── Provided entries ──

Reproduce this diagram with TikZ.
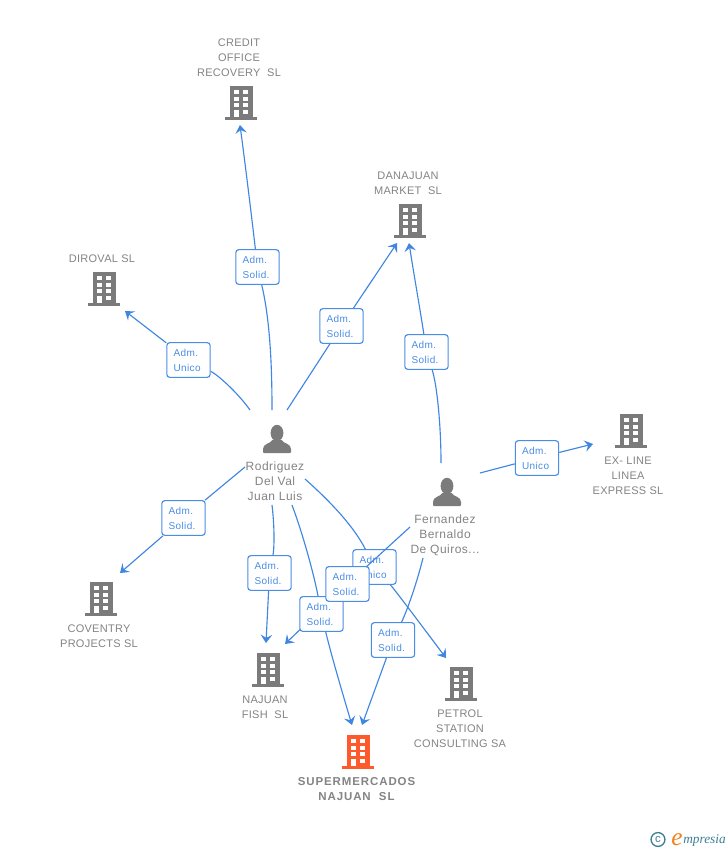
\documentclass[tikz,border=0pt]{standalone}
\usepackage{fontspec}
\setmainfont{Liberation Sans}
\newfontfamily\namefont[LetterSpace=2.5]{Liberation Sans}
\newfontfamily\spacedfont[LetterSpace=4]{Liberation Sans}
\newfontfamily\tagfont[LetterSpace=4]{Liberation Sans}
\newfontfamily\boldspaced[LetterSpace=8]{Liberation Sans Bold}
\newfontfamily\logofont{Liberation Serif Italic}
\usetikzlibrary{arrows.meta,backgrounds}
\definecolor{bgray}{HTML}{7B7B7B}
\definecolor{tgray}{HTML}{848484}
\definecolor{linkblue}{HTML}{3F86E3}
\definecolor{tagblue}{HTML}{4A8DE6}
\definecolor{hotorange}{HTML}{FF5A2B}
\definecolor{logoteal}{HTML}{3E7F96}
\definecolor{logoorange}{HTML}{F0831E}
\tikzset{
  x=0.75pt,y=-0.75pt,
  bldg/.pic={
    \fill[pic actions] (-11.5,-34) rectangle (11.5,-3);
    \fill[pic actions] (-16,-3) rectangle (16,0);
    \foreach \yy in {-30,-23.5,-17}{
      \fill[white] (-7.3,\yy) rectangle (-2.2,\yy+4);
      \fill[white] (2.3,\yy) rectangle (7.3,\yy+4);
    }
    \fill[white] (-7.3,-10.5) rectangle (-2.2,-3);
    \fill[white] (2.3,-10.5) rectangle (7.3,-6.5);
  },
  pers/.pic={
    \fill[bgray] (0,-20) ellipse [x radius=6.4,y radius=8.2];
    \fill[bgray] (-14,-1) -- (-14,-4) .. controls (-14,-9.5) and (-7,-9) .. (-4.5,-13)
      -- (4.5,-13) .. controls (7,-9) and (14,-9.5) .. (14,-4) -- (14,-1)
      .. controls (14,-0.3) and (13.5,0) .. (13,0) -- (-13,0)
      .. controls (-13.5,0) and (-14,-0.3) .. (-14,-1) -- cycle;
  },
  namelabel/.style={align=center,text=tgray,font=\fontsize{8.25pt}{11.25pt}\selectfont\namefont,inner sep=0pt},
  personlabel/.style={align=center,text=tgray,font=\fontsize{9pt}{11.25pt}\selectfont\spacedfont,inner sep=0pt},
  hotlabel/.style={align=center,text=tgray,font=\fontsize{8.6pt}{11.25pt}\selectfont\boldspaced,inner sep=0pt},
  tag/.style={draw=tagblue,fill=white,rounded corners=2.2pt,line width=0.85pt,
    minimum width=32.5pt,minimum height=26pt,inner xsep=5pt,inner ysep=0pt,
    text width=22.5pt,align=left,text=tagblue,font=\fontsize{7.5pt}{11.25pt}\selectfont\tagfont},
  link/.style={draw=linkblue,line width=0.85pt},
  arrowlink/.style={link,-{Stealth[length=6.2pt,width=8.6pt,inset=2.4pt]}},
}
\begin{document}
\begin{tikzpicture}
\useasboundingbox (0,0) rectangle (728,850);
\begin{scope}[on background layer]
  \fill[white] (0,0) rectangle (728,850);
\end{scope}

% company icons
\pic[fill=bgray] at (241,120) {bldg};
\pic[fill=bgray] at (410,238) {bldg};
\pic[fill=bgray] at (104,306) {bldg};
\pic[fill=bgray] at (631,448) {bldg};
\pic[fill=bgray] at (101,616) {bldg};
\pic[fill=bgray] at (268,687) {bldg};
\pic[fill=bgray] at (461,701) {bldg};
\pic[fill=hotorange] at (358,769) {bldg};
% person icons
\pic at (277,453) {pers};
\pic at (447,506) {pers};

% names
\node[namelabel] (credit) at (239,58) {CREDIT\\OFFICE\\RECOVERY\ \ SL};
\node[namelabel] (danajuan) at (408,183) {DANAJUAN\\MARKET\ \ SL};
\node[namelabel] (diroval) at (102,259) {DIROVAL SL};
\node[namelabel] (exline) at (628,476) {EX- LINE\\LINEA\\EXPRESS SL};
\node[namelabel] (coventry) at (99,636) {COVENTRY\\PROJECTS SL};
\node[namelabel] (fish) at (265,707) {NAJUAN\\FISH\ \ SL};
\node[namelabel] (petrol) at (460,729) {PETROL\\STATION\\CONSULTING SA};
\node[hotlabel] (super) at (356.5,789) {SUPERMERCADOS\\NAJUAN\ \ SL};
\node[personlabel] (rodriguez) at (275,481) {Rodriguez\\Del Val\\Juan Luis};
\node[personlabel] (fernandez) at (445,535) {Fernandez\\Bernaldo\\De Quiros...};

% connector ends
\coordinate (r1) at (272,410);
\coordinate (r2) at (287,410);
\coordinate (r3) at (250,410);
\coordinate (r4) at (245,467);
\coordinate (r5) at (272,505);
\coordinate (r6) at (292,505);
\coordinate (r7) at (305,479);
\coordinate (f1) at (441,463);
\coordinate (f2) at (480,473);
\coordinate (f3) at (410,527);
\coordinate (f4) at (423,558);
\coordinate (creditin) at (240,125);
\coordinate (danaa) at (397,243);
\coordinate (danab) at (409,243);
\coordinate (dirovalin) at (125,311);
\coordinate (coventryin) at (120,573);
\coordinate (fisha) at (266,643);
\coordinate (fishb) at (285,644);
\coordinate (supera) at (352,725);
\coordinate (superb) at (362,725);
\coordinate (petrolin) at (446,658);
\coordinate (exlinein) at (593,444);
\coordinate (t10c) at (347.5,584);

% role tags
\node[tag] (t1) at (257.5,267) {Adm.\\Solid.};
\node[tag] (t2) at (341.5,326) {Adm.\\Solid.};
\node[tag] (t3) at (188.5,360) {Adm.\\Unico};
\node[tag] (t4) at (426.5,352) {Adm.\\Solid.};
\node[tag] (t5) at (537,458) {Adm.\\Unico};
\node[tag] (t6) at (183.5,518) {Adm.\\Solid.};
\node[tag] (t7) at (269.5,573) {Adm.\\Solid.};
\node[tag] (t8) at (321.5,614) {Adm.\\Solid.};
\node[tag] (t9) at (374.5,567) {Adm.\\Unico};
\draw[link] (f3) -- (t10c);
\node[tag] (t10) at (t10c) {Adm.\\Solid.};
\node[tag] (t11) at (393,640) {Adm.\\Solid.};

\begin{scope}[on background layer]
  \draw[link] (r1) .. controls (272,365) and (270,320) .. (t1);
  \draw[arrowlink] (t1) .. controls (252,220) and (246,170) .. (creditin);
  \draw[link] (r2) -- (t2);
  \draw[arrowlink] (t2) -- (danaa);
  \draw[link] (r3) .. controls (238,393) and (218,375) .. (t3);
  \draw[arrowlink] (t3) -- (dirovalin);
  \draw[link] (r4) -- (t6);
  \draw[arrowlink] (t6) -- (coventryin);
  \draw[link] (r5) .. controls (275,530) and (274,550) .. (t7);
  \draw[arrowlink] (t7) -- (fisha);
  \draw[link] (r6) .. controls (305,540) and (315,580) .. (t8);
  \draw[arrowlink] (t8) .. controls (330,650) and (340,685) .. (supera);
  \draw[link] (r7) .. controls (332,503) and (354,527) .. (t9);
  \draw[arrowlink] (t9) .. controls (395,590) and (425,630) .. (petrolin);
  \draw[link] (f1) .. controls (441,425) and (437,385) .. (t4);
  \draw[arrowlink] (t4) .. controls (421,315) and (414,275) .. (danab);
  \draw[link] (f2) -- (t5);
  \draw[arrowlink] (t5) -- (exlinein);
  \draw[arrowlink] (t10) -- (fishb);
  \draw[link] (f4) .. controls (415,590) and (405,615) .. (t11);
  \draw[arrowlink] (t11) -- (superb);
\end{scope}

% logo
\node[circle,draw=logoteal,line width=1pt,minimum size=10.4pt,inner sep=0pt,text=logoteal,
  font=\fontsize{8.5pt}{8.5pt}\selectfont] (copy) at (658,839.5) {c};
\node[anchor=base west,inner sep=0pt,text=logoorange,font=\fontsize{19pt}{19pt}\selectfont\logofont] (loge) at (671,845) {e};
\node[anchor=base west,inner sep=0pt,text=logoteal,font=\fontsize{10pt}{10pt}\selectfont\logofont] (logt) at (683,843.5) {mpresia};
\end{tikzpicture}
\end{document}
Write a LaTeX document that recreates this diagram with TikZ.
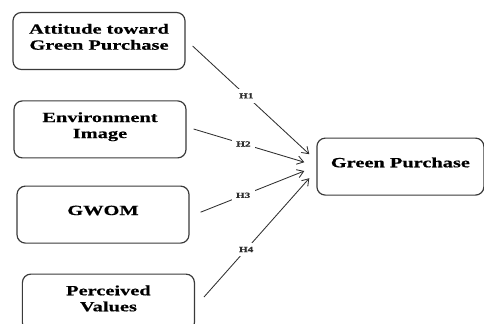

───

Give the number of lines in the listing above that contain "diagram", and nothing else.

The result
2